-- begin Collected data --

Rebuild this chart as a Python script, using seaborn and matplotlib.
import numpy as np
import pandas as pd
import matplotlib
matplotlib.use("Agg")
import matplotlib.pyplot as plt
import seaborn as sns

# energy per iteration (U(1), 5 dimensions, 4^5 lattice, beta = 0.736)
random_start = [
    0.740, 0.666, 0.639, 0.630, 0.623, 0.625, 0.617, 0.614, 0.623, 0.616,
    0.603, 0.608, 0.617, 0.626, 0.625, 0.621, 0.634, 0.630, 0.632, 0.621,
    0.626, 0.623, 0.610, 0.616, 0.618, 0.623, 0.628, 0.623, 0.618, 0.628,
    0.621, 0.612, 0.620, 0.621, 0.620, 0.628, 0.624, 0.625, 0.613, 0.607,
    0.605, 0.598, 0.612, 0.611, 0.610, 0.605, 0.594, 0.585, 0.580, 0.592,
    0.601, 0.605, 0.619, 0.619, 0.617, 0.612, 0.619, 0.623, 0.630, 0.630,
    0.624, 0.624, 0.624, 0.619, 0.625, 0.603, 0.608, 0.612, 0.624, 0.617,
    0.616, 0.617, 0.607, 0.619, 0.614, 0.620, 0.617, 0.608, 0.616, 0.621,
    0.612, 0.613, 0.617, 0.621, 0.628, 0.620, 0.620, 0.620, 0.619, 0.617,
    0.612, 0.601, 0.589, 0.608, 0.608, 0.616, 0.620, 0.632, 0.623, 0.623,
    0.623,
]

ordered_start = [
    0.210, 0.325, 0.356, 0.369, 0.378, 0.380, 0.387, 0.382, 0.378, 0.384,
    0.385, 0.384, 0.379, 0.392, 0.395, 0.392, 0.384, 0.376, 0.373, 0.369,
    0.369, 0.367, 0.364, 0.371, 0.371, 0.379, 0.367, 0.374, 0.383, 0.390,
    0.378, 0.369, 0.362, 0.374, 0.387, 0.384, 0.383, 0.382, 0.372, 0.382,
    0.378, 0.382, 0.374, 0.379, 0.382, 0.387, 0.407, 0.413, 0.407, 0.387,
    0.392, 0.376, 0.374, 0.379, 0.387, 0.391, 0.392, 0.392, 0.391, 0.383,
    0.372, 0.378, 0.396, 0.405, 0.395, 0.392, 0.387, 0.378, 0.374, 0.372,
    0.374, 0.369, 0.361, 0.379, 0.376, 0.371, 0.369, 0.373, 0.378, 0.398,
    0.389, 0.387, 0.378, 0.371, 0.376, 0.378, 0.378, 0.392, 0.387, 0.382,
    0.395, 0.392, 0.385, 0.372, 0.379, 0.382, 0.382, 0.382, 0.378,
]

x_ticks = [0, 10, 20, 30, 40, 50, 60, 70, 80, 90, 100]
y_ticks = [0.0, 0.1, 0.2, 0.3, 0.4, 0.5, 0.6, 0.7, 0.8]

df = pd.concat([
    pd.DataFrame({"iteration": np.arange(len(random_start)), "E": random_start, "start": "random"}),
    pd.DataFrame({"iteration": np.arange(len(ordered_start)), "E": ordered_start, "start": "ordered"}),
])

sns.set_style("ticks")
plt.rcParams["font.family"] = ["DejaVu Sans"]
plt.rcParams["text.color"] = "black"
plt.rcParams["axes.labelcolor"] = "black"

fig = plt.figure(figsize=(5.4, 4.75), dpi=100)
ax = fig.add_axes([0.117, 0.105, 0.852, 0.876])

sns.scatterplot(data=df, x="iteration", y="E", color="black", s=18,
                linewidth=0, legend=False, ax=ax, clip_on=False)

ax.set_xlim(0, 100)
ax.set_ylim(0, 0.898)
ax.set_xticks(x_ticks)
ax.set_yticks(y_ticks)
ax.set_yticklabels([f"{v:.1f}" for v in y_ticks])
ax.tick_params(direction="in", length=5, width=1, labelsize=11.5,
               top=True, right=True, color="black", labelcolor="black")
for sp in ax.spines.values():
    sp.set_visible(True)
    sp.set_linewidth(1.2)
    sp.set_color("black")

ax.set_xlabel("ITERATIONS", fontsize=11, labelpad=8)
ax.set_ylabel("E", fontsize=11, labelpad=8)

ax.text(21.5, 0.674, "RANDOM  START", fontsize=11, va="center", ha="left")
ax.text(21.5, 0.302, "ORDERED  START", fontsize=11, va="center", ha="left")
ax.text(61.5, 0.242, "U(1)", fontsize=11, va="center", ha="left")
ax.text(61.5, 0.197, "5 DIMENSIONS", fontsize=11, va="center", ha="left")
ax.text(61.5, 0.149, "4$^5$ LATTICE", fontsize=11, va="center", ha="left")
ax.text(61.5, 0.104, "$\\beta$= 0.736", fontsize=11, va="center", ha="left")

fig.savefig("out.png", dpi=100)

-- end Collected data --

#### What is asked
Beginning at the first line above, repeat exactly until the line containing "import seaborn as sns", which is included.

#### Answer to the exercise
Rebuild this chart as a Python script, using seaborn and matplotlib.
import numpy as np
import pandas as pd
import matplotlib
matplotlib.use("Agg")
import matplotlib.pyplot as plt
import seaborn as sns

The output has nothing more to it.